Because shadowing is complex and costly, it is important to apply a well-structured and consistent process. Based on a shadowing guide, innovators observe and interact with a number of people in the real environment of the experience, which is the subject of the innovation project. People data is first captured in video, audio, and annotations. The resulting data is then analyzed for needs, which are leveraged for solution generation in subsequent innovation stages. The final output of shadowing is a multimedia document containing both textual-graphic and audio-video descriptions of needs. The following success criteria are critical to realizing the full power of shadowing:

  • Conduct shadowing in-project: The overall shadowing process should be conducted by the core project team and not be outsourced or delegated to a separate research team. This is to avoid loss of tacit data, improve the data interpretation, and boost inspiration for solution generation.
  • Shadow the right people: This is a basic condition for success. The objective is to find people who are advanced in their needs compared to the general market—lead or extreme users. It is recommended not to apply the same screener used for other research techniques, such as focus groups.
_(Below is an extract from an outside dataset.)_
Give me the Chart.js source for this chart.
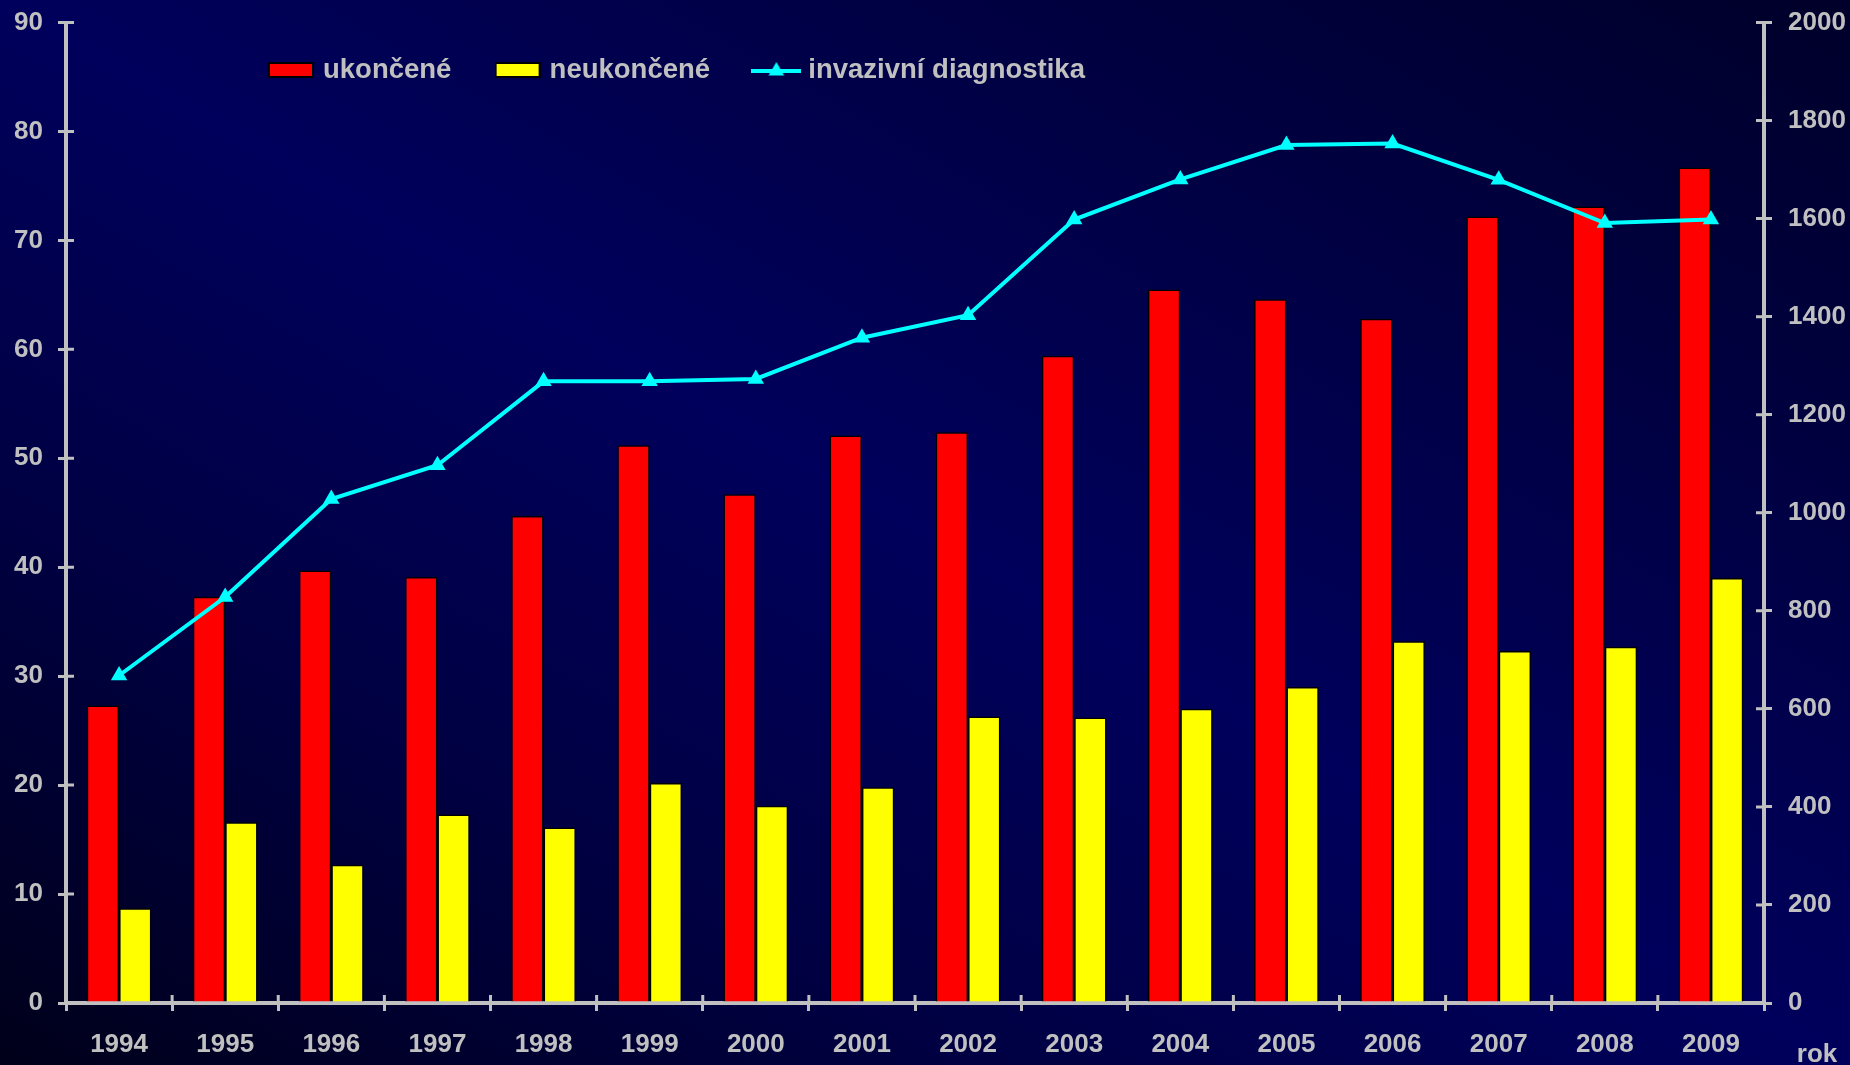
<!DOCTYPE html>
<html>
<head>
<meta charset="utf-8">
<script src="https://cdn.jsdelivr.net/npm/chart.js@4"></script>
<style>
  html, body { margin: 0; padding: 0; width: 1850px; height: 1065px; overflow: hidden; }
  body { background: linear-gradient(to top right, #00001a 0%, #000042 26%, #00005c 50%, #000046 72%, #00002a 100%); }
  #wrap { position: absolute; left: 0; top: 0; width: 1850px; height: 1065px; }
</style>
</head>
<body>
<div id="wrap"><canvas id="c" width="1850" height="1065"></canvas></div>
<script>
const years = ['1994','1995','1996','1997','1998','1999','2000','2001','2002','2003','2004','2005','2006','2007','2008','2009'];
const ukoncene = [27.3, 37.3, 39.7, 39.1, 44.7, 51.2, 46.7, 52.1, 52.4, 59.4, 65.5, 64.6, 62.8, 72.2, 73.1, 76.7];
const neukoncene = [8.7, 16.6, 12.7, 17.3, 16.1, 20.2, 18.1, 19.8, 26.3, 26.2, 27.0, 29.0, 33.2, 32.3, 32.7, 39.0];
const invazivni = [668, 828, 1028, 1097, 1268, 1268, 1273, 1357, 1403, 1598, 1680, 1750, 1753, 1679, 1591, 1598];
const seriesLabels = ['ukončené', 'neukončené', 'invazivní diagnostika'];
const axisTitleX = 'rok';

const GRAY = '#C0C0C0';
const FONT = 'Liberation Sans, Arial, sans-serif';
const LEG_FS = 27.5;

function boxImg(fill) {
  const c = document.createElement('canvas');
  c.width = 46; c.height = 16;
  const g = c.getContext('2d');
  g.fillStyle = '#000000'; g.fillRect(0, 0, 46, 16);
  g.fillStyle = fill; g.fillRect(2, 2, 42, 12);
  return c;
}
function lineSample() {
  const c = document.createElement('canvas');
  c.width = 50; c.height = 20;
  const g = c.getContext('2d');
  g.strokeStyle = '#00FFFF'; g.lineWidth = 4;
  g.beginPath(); g.moveTo(0, 11); g.lineTo(50, 11); g.stroke();
  g.fillStyle = '#00FFFF';
  const r = 9, cx = 25, cy = 11;
  g.beginPath();
  g.moveTo(cx, cy - r);
  g.lineTo(cx - r * 0.866, cy + r / 2);
  g.lineTo(cx + r * 0.866, cy + r / 2);
  g.closePath(); g.fill();
  return c;
}
const legendImgs = [boxImg('#FF0000'), boxImg('#FFFF00'), lineSample()];

const LEG_PAD = 48;
const LEG_BOXW = 36.5;
const legendPlace = {
  id: 'legendPlace',
  afterLayout(chart) {
    const lg = chart.legend;
    if (!lg) return;
    lg.left = 272.75 - LEG_PAD;
    lg.right = 1500;
    lg.width = lg.right - lg.left;
    lg.top = 70 - LEG_FS / 2 - LEG_PAD;
    lg.bottom = lg.top + 130;
    lg.height = 130;
  }
};

const crossTicks = {
  id: 'crossTicks',
  afterDraw(chart) {
    const ctx = chart.ctx;
    const {y, y2, x} = chart.scales;
    ctx.save();
    ctx.strokeStyle = GRAY;
    ctx.lineWidth = 3;
    ctx.beginPath();
    y.ticks.forEach((t, i) => {
      const py = y.getPixelForTick(i);
      ctx.moveTo(y.right, py); ctx.lineTo(y.right + 8, py);
    });
    y2.ticks.forEach((t, i) => {
      const py = y2.getPixelForTick(i);
      ctx.moveTo(y2.left, py); ctx.lineTo(y2.left - 8, py);
    });
    const n = x.ticks.length;
    const step = (x.right - x.left) / n;
    for (let i = 0; i <= n; i++) {
      const px = x.left + i * step;
      ctx.moveTo(px, x.top); ctx.lineTo(px, x.top - 8);
    }
    ctx.stroke();
    ctx.fillStyle = GRAY;
    ctx.font = 'bold 26px ' + FONT;
    ctx.textAlign = 'center';
    ctx.textBaseline = 'middle';
    ctx.fillText(axisTitleX, 1817, 1055);
    ctx.restore();
  }
};

const tickFont = { family: FONT, size: 26, weight: 'bold' };
const yTickFont = { family: FONT, size: 26, weight: 'bold', lineHeight: 0.5 };

new Chart(document.getElementById('c'), {
  data: {
    labels: years,
    datasets: [
      { type: 'bar', label: seriesLabels[0], data: ukoncene, yAxisID: 'y',
        backgroundColor: '#FF0000', borderColor: '#000000', borderWidth: 1.5, order: 2,
        categoryPercentage: 0.61, barPercentage: 1.0 },
      { type: 'bar', label: seriesLabels[1], data: neukoncene, yAxisID: 'y',
        backgroundColor: '#FFFF00', borderColor: '#000000', borderWidth: 1.5, order: 3,
        categoryPercentage: 0.61, barPercentage: 1.0 },
      { type: 'line', label: seriesLabels[2], data: invazivni, yAxisID: 'y2',
        borderColor: '#00FFFF', backgroundColor: '#00FFFF', borderWidth: 4,
        pointStyle: 'triangle', pointRadius: 9.5, pointBorderWidth: 0,
        pointBackgroundColor: '#00FFFF', tension: 0, order: 0 }
    ]
  },
  options: {
    responsive: false,
    devicePixelRatio: 1,
    animation: false,
    layout: { padding: { top: 20, left: 0, right: 0, bottom: 0 } },
    plugins: {
      tooltip: { enabled: false },
      legend: {
        display: true,
        position: 'top',
        align: 'start',
        maxHeight: 1,
        labels: {
          color: GRAY,
          font: { family: FONT, size: LEG_FS, weight: 'bold' },
          padding: LEG_PAD,
          usePointStyle: true,
          pointStyleWidth: LEG_BOXW,
          boxWidth: LEG_BOXW,
          boxHeight: 14,
          generateLabels(chart) {
            return chart.data.datasets.map((ds, i) => ({
              text: ds.label,
              fillStyle: ds.backgroundColor,
              strokeStyle: '#000000',
              lineWidth: 0,
              pointStyle: legendImgs[i],
              fontColor: GRAY,
              hidden: false,
              datasetIndex: i
            }));
          }
        }
      }
    },
    scales: {
      x: {
        type: 'category',
        offset: true,
        grid: { display: true, offset: true, drawOnChartArea: false, drawTicks: true,
                tickLength: 8, color: GRAY, lineWidth: 3 },
        border: { display: true, color: GRAY, width: 4 },
        ticks: { color: GRAY, font: tickFont, padding: 18, maxRotation: 0, autoSkip: false },
        afterFit(s) { s.height = 62; }
      },
      y: {
        type: 'linear', position: 'left', min: 0, max: 90,
        grid: { display: true, drawOnChartArea: false, drawTicks: true, tickLength: 8,
                color: GRAY, lineWidth: 3 },
        border: { display: true, color: GRAY, width: 4 },
        ticks: { stepSize: 10, color: GRAY, font: yTickFont, padding: 15,
                 callback: (v) => String(v) },
        afterFit(s) { s.width = 66; }
      },
      y2: {
        type: 'linear', position: 'right', min: 0, max: 2000,
        grid: { display: true, drawOnChartArea: false, drawTicks: true, tickLength: 8,
                color: GRAY, lineWidth: 3 },
        border: { display: true, color: GRAY, width: 4 },
        ticks: { stepSize: 200, color: GRAY, font: yTickFont, padding: 16,
                 callback: (v) => String(v) },
        afterFit(s) { s.width = 86; }
      }
    }
  },
  plugins: [legendPlace, crossTicks]
});
</script>
</body>
</html>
  • Complement shadowing with other techniques: Even though shadowing provides important data, it will not uncover all the insights required for solution generation. Shadowing should form part of a mix of techniques—for example, in conjunction with experience diaries and structured surveys.

  • Make shadowing a key element of innovation strategy, process, and culture: Shadowing generates crucial data for new product decisions, which in turn drive multimillion dollar investments in new product projects. If shadowing is not consolidated within the overall company, and highly regarded by top executives, it will not receive the resources required to conduct it properly, and results will lack credibility for strategic decision making.


So what became of my Mexican Chihuahuas?

There were two key insights that drove the design of the Mexican dog food marketing campaign. First, the target’s relationship with the dog, and therefore the product, was indirect. This differed from previous campaigns that focused on the special, and direct, relationship between the dog and the target. In the case of this target, the attitude toward the dog was still loving, but at times, it presented added complexity to an already busy life as a full-time mother. The target’s focus was on the joy that the children experienced from owning a dog, as well as what they learned in terms of responsibility. So the emotional trigger for purchase was related to their children and their growth and development.

Allied to a very simple piece of information through interviews with veterinary workers regarding the extreme level of dog abandonments throughout Mexico, the resultant campaign was focused on dog “adoption”—sponsoring the company’s care of abandoned dogs through product purchase—thereby fitting perfectly with the motherly instincts of the target without adding to her already complex life.